10/04/2025
When Behavioral Health Becomes an Agent of Violence
I want to speak directly to my colleagues in behavioral health: our work exists at the intersection of care, advocacy, and power. And with that comes responsibility - especially when the state wields lethal force.
We have seen cases like Marvin Lee Wilson - executed despite credible expert findings that his 1Q was 61 - a cognitive score that should have made him ineligible for death under prevailing Eighth Amendment jurisprudence. Yet in that moment, the state, the legal system, and bystanders wielded "expert opinion" as license to kill. Why?- because Mr. Wilson had been assessed by various behavioral health professionals, and some, neglected to actually assess 1Q (formally or otherwise), but those individuals still checked the average box on a formulaic MSE.
In behavioral health, we too often cling to the colonized mindset - assuming that our role is just to diagnose, medicate, and correct. But if we do so without humility, without reflexivity, we can become complicit in the carceral machinery. When staff casually write "average 1Q," or dismiss someone's lived experience as less than, they are echoing the same logic that justifies state violence.
We must refuse that.
Reject dehumanizing labels. We must see shared human dignity, not deficits.
Advocate at the point of coercion. When someone is funnelled into "treatment" because of criminal justice contact, we must resist becoming part of the pipeline.

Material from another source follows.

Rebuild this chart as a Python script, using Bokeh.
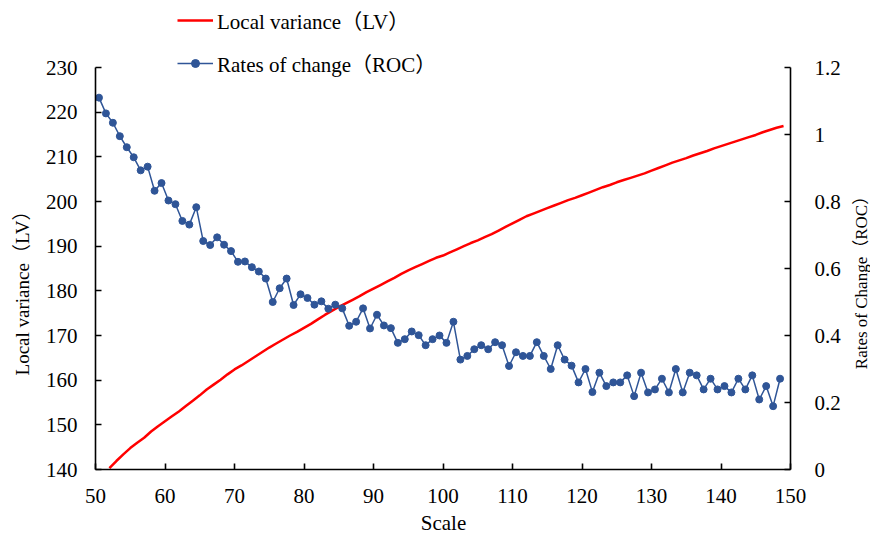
import math

from bokeh.plotting import figure
from bokeh.models import (Range1d, LinearAxis, FixedTicker, Legend, LegendItem,
                          CustomJSTickFormatter, Label)
from bokeh.embed import file_html
from bokeh.resources import INLINE

# Local variance (left axis) along the analysis scale, from where it enters 140
lv_scale = list(range(52, 150))

lv = [
    140.3, 141.9, 143.4, 144.8, 146.0, 147.1, 148.5, 149.7,
    150.8, 151.9, 153.0, 154.2, 155.4, 156.6, 157.9, 159.0, 160.1, 161.3,
    162.4, 163.3, 164.3, 165.3, 166.3, 167.3, 168.2, 169.1, 170.0, 170.8,
    171.7, 172.6, 173.6, 174.6, 175.5, 176.4, 177.2, 178.0, 178.8, 179.7,
    180.5, 181.3, 182.1, 182.9, 183.8, 184.6, 185.3, 186.0, 186.7, 187.4,
    187.9, 188.6, 189.3, 190.0, 190.7, 191.3, 192.0, 192.7, 193.5, 194.3,
    195.1, 195.9, 196.7, 197.3, 197.9, 198.5, 199.1, 199.7, 200.3, 200.8,
    201.4, 202.0, 202.6, 203.2, 203.7, 204.3, 204.8, 205.3, 205.8, 206.3,
    206.9, 207.5, 208.1, 208.7, 209.2, 209.7, 210.3, 210.8, 211.3, 211.9,
    212.4, 212.9, 213.4, 213.9, 214.4, 214.9, 215.5, 216.0, 216.5, 216.9,
]

# Rate of change between successive scales, placed at the interval midpoints
roc_scale = [
    50.5, 51.5, 52.5, 53.5, 54.5, 55.5, 56.5, 57.5, 58.5, 59.5,
    60.5, 61.5, 62.5, 63.5, 64.5, 65.5, 66.5, 67.5, 68.5, 69.5,
    70.5, 71.5, 72.5, 73.5, 74.5, 75.5, 76.5, 77.5, 78.5, 79.5,
    80.5, 81.5, 82.5, 83.5, 84.5, 85.5, 86.5, 87.5, 88.5, 89.5,
    90.5, 91.5, 92.5, 93.5, 94.5, 95.5, 96.5, 97.5, 98.5, 99.5,
    100.5, 101.5, 102.5, 103.5, 104.5, 105.5, 106.5, 107.5, 108.5, 109.5,
    110.5, 111.5, 112.5, 113.5, 114.5, 115.5, 116.5, 117.5, 118.5, 119.5,
    120.5, 121.5, 122.5, 123.5, 124.5, 125.5, 126.5, 127.5, 128.5, 129.5,
    130.5, 131.5, 132.5, 133.5, 134.5, 135.5, 136.5, 137.5, 138.5, 139.5,
    140.5, 141.5, 142.5, 143.5, 144.5, 145.5, 146.5, 147.5, 148.5,
]

roc = [
    1.110, 1.063, 1.035, 0.995, 0.962, 0.932, 0.893, 0.904, 0.832, 0.855,
    0.803, 0.792, 0.742, 0.731, 0.783, 0.682, 0.670, 0.693, 0.671, 0.652,
    0.620, 0.621, 0.604, 0.591, 0.570, 0.500, 0.541, 0.570, 0.491, 0.523,
    0.512, 0.492, 0.502, 0.480, 0.492, 0.481, 0.429, 0.441, 0.481, 0.421,
    0.462, 0.430, 0.422, 0.378, 0.389, 0.412, 0.401, 0.371, 0.389, 0.400,
    0.378, 0.441, 0.328, 0.339, 0.359, 0.371, 0.359, 0.380, 0.371, 0.309,
    0.350, 0.339, 0.339, 0.380, 0.339, 0.300, 0.371, 0.328, 0.310, 0.260,
    0.300, 0.231, 0.289, 0.249, 0.260, 0.260, 0.281, 0.219, 0.289, 0.230,
    0.239, 0.271, 0.230, 0.300, 0.230, 0.289, 0.281, 0.239, 0.271, 0.239,
    0.249, 0.230, 0.271, 0.239, 0.281, 0.209, 0.249, 0.189, 0.271,
]

x_ticks = [50, 60, 70, 80, 90, 100, 110, 120, 130, 140, 150]
lv_ticks = [140, 150, 160, 170, 180, 190, 200, 210, 220, 230]
roc_ticks = [0, 0.2, 0.4, 0.6, 0.8, 1, 1.2]

FONT = "'Liberation Serif', 'Noto Sans CJK SC'"
RED = "#FF0000"
BLUE = "#2F5597"

# Axis extents (the axis lines are bounded to these) and the wider drawing
# ranges, so the axes, their titles and the legend all share one area.
X_MIN, X_MAX = 50, 150
LV_MIN, LV_MAX = 140, 230
ROC_MIN, ROC_MAX = 0, 1.2
W, H = 870, 534
LEFT, RIGHT, TOP, BOTTOM = 95, 790, 67, 469          # axis corners, px

x_per_px = (X_MAX - X_MIN) / (RIGHT - LEFT)
lv_per_px = (LV_MAX - LV_MIN) / (BOTTOM - TOP)
roc_per_px = (ROC_MAX - ROC_MIN) / (BOTTOM - TOP)

p = figure(width=W, height=H, output_backend="svg", toolbar_location=None,
           x_range=Range1d(X_MIN - LEFT * x_per_px, X_MAX + (W - RIGHT) * x_per_px),
           y_range=Range1d(LV_MIN - (H - BOTTOM) * lv_per_px, LV_MAX + TOP * lv_per_px),
           x_axis_type=None, y_axis_type=None, min_border=0)
p.extra_y_ranges = {"roc": Range1d(ROC_MIN - (H - BOTTOM) * roc_per_px,
                                   ROC_MAX + TOP * roc_per_px)}
p.outline_line_color = None
p.background_fill_color = "white"
p.border_fill_color = "white"

lv_line = p.line(lv_scale, lv, line_color=RED, line_width=2.5)
roc_line = p.line(roc_scale, roc, line_color=BLUE, line_width=1.5, y_range_name="roc")
roc_pts = p.scatter(roc_scale, roc, size=7, fill_color=BLUE, line_color=BLUE,
                    y_range_name="roc")

xa = LinearAxis(ticker=FixedTicker(ticks=x_ticks), bounds=(X_MIN, X_MAX),
                fixed_location=LV_MIN)
ya = LinearAxis(ticker=FixedTicker(ticks=lv_ticks), bounds=(LV_MIN, LV_MAX),
                fixed_location=X_MIN)
ra = LinearAxis(ticker=FixedTicker(ticks=roc_ticks), bounds=(ROC_MIN, ROC_MAX),
                fixed_location=X_MAX, y_range_name="roc",
                formatter=CustomJSTickFormatter(
                    code="return String(Math.round(tick * 10) / 10);"))
p.add_layout(xa, "below")
p.add_layout(ya, "left")
p.add_layout(ra, "right")

for ax in (xa, ya, ra):
    ax.axis_line_color = "black"
    ax.axis_line_width = 1.6
    ax.major_tick_line_color = "black"
    ax.major_tick_line_width = 1.6
    ax.major_tick_in = 6
    ax.major_tick_out = 0
    ax.minor_tick_line_color = None
    ax.major_label_text_font = FONT
    ax.major_label_text_font_size = "21px"
    ax.major_label_text_color = "black"

xa.major_label_standoff = 19
ya.major_label_standoff = 18
ra.major_label_standoff = 24

# Axis titles
title_style = dict(x_units="screen", y_units="screen", text_align="center",
                   text_baseline="middle", text_font=FONT, text_color="black")
p.add_layout(Label(x=443, y=H - 522, text="Scale", text_font_size="21px",
                   **title_style))
p.add_layout(Label(x=22, y=H - 288, angle=math.pi / 2, text="Local variance（LV）",
                   text_font_size="19px", **title_style))
p.add_layout(Label(x=861, y=H - 278, angle=math.pi / 2,
                   text="Rates of Change（ROC）", text_font_size="17px",
                   **title_style))

legend = Legend(
    items=[
        LegendItem(label="Local variance（LV）", renderers=[lv_line]),
        LegendItem(label="Rates of change（ROC）", renderers=[roc_line, roc_pts]),
    ],
    location=(177, 456), orientation="vertical",
    border_line_color=None, background_fill_alpha=0,
    padding=0, margin=0, spacing=13,
    glyph_width=36, glyph_height=20, label_height=20, label_standoff=4,
    label_text_font=FONT, label_text_font_size="21px", label_text_color="black",
)
p.add_layout(legend)

open("out.html", "w").write(file_html(p, INLINE))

Partner with abolitionist and resistance movements. Behavioral health cannot be neutral in a killing state.
Center voice, not expert judgment. People should be invited into decisions about their lives - not spoken for.
Demand structural accountability. Behavior change in individuals is not enough if systems continue to sanction violence.
Marvin Wilson's case is not just a criminal justice failure. It's a failure of multiple systems - legal, psychiatric, social -to honor human life when it is most vulnerable. Let's not add to those failures by perpetrating them in hidden ways.
If we are truly healers - not functionaries - we must commit to resisting harm, especially when it is rationalized in our name.